● **Raw data**:
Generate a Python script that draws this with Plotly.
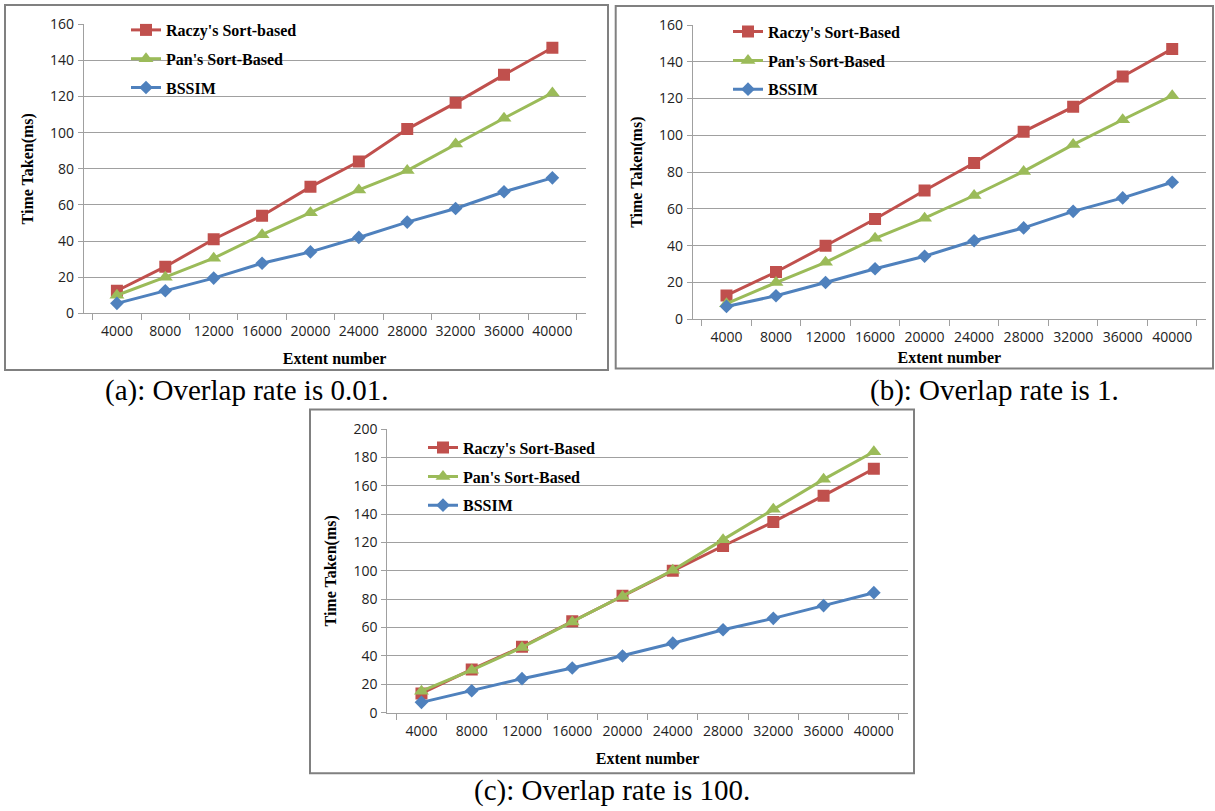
import plotly.graph_objects as go

W, H = 1215, 811

categories = ["4000", "8000", "12000", "16000", "20000",
              "24000", "28000", "32000", "36000", "40000"]

raczy_a = [12.5, 25.8, 41, 54, 70, 84, 102, 116.5, 132, 147]
pan_a = [10, 20, 30.5, 43.5, 55.7, 68.3, 79, 93.7, 108, 122]
bssim_a = [5.5, 12.5, 19.5, 27.7, 34, 42, 50.5, 58, 67.3, 75]

raczy_b = [13, 25.7, 40, 54.5, 70, 85, 102, 115.5, 132, 147]
pan_b = [8.5, 20, 31, 44, 55, 67.3, 80.4, 95, 108.5, 121.6]
bssim_b = [7, 12.8, 20, 27.5, 34.3, 42.7, 49.7, 58.7, 66, 74.5]

raczy_c = [13.6, 30.5, 46.5, 64.5, 82.5, 100, 117.5, 134.5, 153, 172]
pan_c = [15.2, 30, 46, 64, 82, 100.4, 122, 143.5, 164.5, 184]
bssim_c = [7.3, 15.5, 24, 31.5, 40, 49, 58.5, 66.5, 75.5, 84.6]

raczy_names = ["Raczy's Sort-based", "Raczy's Sort-Based", "Raczy's Sort-Based"]
pan_name = "Pan's Sort-Based"
bssim_name = "BSSIM"
captions = ["(a): Overlap rate is 0.01.", "(b): Overlap rate is 1.", "(c): Overlap rate is 100."]
y_max = [160, 160, 200]

RED, GREEN, BLUE = "#C0504D", "#9BBB59", "#4F81BD"
GRID = "#A0A0A0"
TICKFONT = dict(family="Open Sans, Liberation Sans, sans-serif", size=14, color="#222222")
BOLDSERIF = dict(family="Liberation Serif, Times New Roman, serif", size=16, color="#000000")

# pixel geometry of each panel: plot area (left, right, top, bottom)
panels = [
    dict(pl=83.7, pr=585.6, pt=24.3, pb=313.3, box=(5, 608, 5, 370), leg=(165, 30), cap=(246.5, 390)),
    dict(pl=692.7, pr=1206, pt=25.0, pb=319.3, box=(615.7, 1213, 6, 368.5), leg=(767, 31.7), cap=(994, 390)),
    dict(pl=387.3, pr=908, pt=429.0, pb=712.7, box=(310, 914, 409.5, 773.3), leg=(462, 447.7), cap=(612, 790)),
]
xtitle_standoff = [13, 6, 14]

series = [
    (raczy_a, pan_a, bssim_a),
    (raczy_b, pan_b, bssim_b),
    (raczy_c, pan_c, bssim_c),
]

fig = go.Figure()
layout = dict(
    width=W, height=H,
    margin=dict(l=0, r=0, t=0, b=0, pad=0, autoexpand=False),
    paper_bgcolor="white", plot_bgcolor="white",
    shapes=[], annotations=[],
)

for i, (p, (r, g, b)) in enumerate(zip(panels, series)):
    sfx = "" if i == 0 else str(i + 1)
    xa, ya = "x" + sfx, "y" + sfx
    leg = "legend" + sfx
    common = dict(x=categories, xaxis=xa, yaxis=ya, legend=leg, mode="lines+markers")
    fig.add_trace(go.Scatter(y=r, name=raczy_names[i], legendgroup=f"r{i}",
                             line=dict(color=RED, width=3),
                             marker=dict(symbol="square", size=12, color=RED), **common))
    fig.add_trace(go.Scatter(y=g, name=pan_name, legendgroup=f"g{i}",
                             line=dict(color=GREEN, width=3),
                             marker=dict(symbol="triangle-up", size=13, color=GREEN), **common))
    fig.add_trace(go.Scatter(y=b, name=bssim_name, legendgroup=f"b{i}",
                             line=dict(color=BLUE, width=3),
                             marker=dict(symbol="diamond", size=10.5, color=BLUE), **common))

    xdom = [p["pl"] / W, p["pr"] / W]
    ydom = [1 - p["pb"] / H, 1 - p["pt"] / H]
    layout["xaxis" + sfx] = dict(
        domain=xdom, anchor=ya, type="category", tickson="boundaries",
        showgrid=False, showline=True, linecolor=GRID, linewidth=1,
        ticks="outside", ticklen=6, tickcolor=GRID, tickfont=TICKFONT,
        tickangle=0, ticklabelstandoff=5, fixedrange=True, automargin=False,
        title=dict(text="<b>Extent number</b>", font=BOLDSERIF, standoff=xtitle_standoff[i]),
    )
    layout["yaxis" + sfx] = dict(
        domain=ydom, anchor=xa, range=[0, y_max[i]], dtick=20,
        showgrid=True, gridcolor=GRID, gridwidth=1,
        showline=True, linecolor=GRID, linewidth=1, zeroline=False,
        ticks="outside", ticklen=5, tickcolor=GRID, tickfont=TICKFONT,
        ticklabelstandoff=1, fixedrange=True, automargin=False,
        title=dict(text="<b>Time Taken(ms)</b>", font=BOLDSERIF, standoff=12),
    )
    lx, ly = p["leg"]
    layout[leg] = dict(
        x=(lx - 39) / W, y=1 - (ly - 17) / H, xanchor="left", yanchor="top",
        xref="paper", yref="paper",
        bgcolor="rgba(0,0,0,0)", borderwidth=0, font=BOLDSERIF,
        tracegroupgap=5, traceorder="grouped",
    )
    bx0, bx1, by0, by1 = p["box"]
    layout["shapes"].append(dict(
        type="rect", xref="paper", yref="paper",
        x0=bx0 / W, x1=bx1 / W, y0=1 - by1 / H, y1=1 - by0 / H,
        line=dict(color="#808080", width=2), fillcolor="rgba(0,0,0,0)", layer="below",
    ))
    cx, cy = p["cap"]
    layout["annotations"].append(dict(
        text=captions[i], xref="paper", yref="paper", x=cx / W, y=1 - cy / H,
        xanchor="center", yanchor="middle", showarrow=False,
        font=dict(family="Liberation Serif, Times New Roman, serif", size=29, color="#000000"),
    ))

# legend text labels in bold
for tr in fig.data:
    tr.name = "<b>" + tr.name + "</b>"

fig.update_layout(**layout)
fig.write_html(
    "out.html",
    config={"displayModeBar": False},
    post_script="document.body.style.margin='0';document.body.style.overflow='hidden';",
)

● **Problem description**: Exclude every picture and copy the remaining data exactly.

● **Answer for this exercise**:
Generate a Python script that draws this with Plotly.
import plotly.graph_objects as go

W, H = 1215, 811

categories = ["4000", "8000", "12000", "16000", "20000",
              "24000", "28000", "32000", "36000", "40000"]

raczy_a = [12.5, 25.8, 41, 54, 70, 84, 102, 116.5, 132, 147]
pan_a = [10, 20, 30.5, 43.5, 55.7, 68.3, 79, 93.7, 108, 122]
bssim_a = [5.5, 12.5, 19.5, 27.7, 34, 42, 50.5, 58, 67.3, 75]

raczy_b = [13, 25.7, 40, 54.5, 70, 85, 102, 115.5, 132, 147]
pan_b = [8.5, 20, 31, 44, 55, 67.3, 80.4, 95, 108.5, 121.6]
bssim_b = [7, 12.8, 20, 27.5, 34.3, 42.7, 49.7, 58.7, 66, 74.5]

raczy_c = [13.6, 30.5, 46.5, 64.5, 82.5, 100, 117.5, 134.5, 153, 172]
pan_c = [15.2, 30, 46, 64, 82, 100.4, 122, 143.5, 164.5, 184]
bssim_c = [7.3, 15.5, 24, 31.5, 40, 49, 58.5, 66.5, 75.5, 84.6]

raczy_names = ["Raczy's Sort-based", "Raczy's Sort-Based", "Raczy's Sort-Based"]
pan_name = "Pan's Sort-Based"
bssim_name = "BSSIM"
captions = ["(a): Overlap rate is 0.01.", "(b): Overlap rate is 1.", "(c): Overlap rate is 100."]
y_max = [160, 160, 200]

RED, GREEN, BLUE = "#C0504D", "#9BBB59", "#4F81BD"
GRID = "#A0A0A0"
TICKFONT = dict(family="Open Sans, Liberation Sans, sans-serif", size=14, color="#222222")
BOLDSERIF = dict(family="Liberation Serif, Times New Roman, serif", size=16, color="#000000")

# pixel geometry of each panel: plot area (left, right, top, bottom)
panels = [
    dict(pl=83.7, pr=585.6, pt=24.3, pb=313.3, box=(5, 608, 5, 370), leg=(165, 30), cap=(246.5, 390)),
    dict(pl=692.7, pr=1206, pt=25.0, pb=319.3, box=(615.7, 1213, 6, 368.5), leg=(767, 31.7), cap=(994, 390)),
    dict(pl=387.3, pr=908, pt=429.0, pb=712.7, box=(310, 914, 409.5, 773.3), leg=(462, 447.7), cap=(612, 790)),
]
xtitle_standoff = [13, 6, 14]

series = [
    (raczy_a, pan_a, bssim_a),
    (raczy_b, pan_b, bssim_b),
    (raczy_c, pan_c, bssim_c),
]

fig = go.Figure()
layout = dict(
    width=W, height=H,
    margin=dict(l=0, r=0, t=0, b=0, pad=0, autoexpand=False),
    paper_bgcolor="white", plot_bgcolor="white",
    shapes=[], annotations=[],
)

for i, (p, (r, g, b)) in enumerate(zip(panels, series)):
    sfx = "" if i == 0 else str(i + 1)
    xa, ya = "x" + sfx, "y" + sfx
    leg = "legend" + sfx
    common = dict(x=categories, xaxis=xa, yaxis=ya, legend=leg, mode="lines+markers")
    fig.add_trace(go.Scatter(y=r, name=raczy_names[i], legendgroup=f"r{i}",
                             line=dict(color=RED, width=3),
                             marker=dict(symbol="square", size=12, color=RED), **common))
    fig.add_trace(go.Scatter(y=g, name=pan_name, legendgroup=f"g{i}",
                             line=dict(color=GREEN, width=3),
                             marker=dict(symbol="triangle-up", size=13, color=GREEN), **common))
    fig.add_trace(go.Scatter(y=b, name=bssim_name, legendgroup=f"b{i}",
                             line=dict(color=BLUE, width=3),
                             marker=dict(symbol="diamond", size=10.5, color=BLUE), **common))

    xdom = [p["pl"] / W, p["pr"] / W]
    ydom = [1 - p["pb"] / H, 1 - p["pt"] / H]
    layout["xaxis" + sfx] = dict(
        domain=xdom, anchor=ya, type="category", tickson="boundaries",
        showgrid=False, showline=True, linecolor=GRID, linewidth=1,
        ticks="outside", ticklen=6, tickcolor=GRID, tickfont=TICKFONT,
        tickangle=0, ticklabelstandoff=5, fixedrange=True, automargin=False,
        title=dict(text="<b>Extent number</b>", font=BOLDSERIF, standoff=xtitle_standoff[i]),
    )
    layout["yaxis" + sfx] = dict(
        domain=ydom, anchor=xa, range=[0, y_max[i]], dtick=20,
        showgrid=True, gridcolor=GRID, gridwidth=1,
        showline=True, linecolor=GRID, linewidth=1, zeroline=False,
        ticks="outside", ticklen=5, tickcolor=GRID, tickfont=TICKFONT,
        ticklabelstandoff=1, fixedrange=True, automargin=False,
        title=dict(text="<b>Time Taken(ms)</b>", font=BOLDSERIF, standoff=12),
    )
    lx, ly = p["leg"]
    layout[leg] = dict(
        x=(lx - 39) / W, y=1 - (ly - 17) / H, xanchor="left", yanchor="top",
        xref="paper", yref="paper",
        bgcolor="rgba(0,0,0,0)", borderwidth=0, font=BOLDSERIF,
        tracegroupgap=5, traceorder="grouped",
    )
    bx0, bx1, by0, by1 = p["box"]
    layout["shapes"].append(dict(
        type="rect", xref="paper", yref="paper",
        x0=bx0 / W, x1=bx1 / W, y0=1 - by1 / H, y1=1 - by0 / H,
        line=dict(color="#808080", width=2), fillcolor="rgba(0,0,0,0)", layer="below",
    ))
    cx, cy = p["cap"]
    layout["annotations"].append(dict(
        text=captions[i], xref="paper", yref="paper", x=cx / W, y=1 - cy / H,
        xanchor="center", yanchor="middle", showarrow=False,
        font=dict(family="Liberation Serif, Times New Roman, serif", size=29, color="#000000"),
    ))

# legend text labels in bold
for tr in fig.data:
    tr.name = "<b>" + tr.name + "</b>"

fig.update_layout(**layout)
fig.write_html(
    "out.html",
    config={"displayModeBar": False},
    post_script="document.body.style.margin='0';document.body.style.overflow='hidden';",
)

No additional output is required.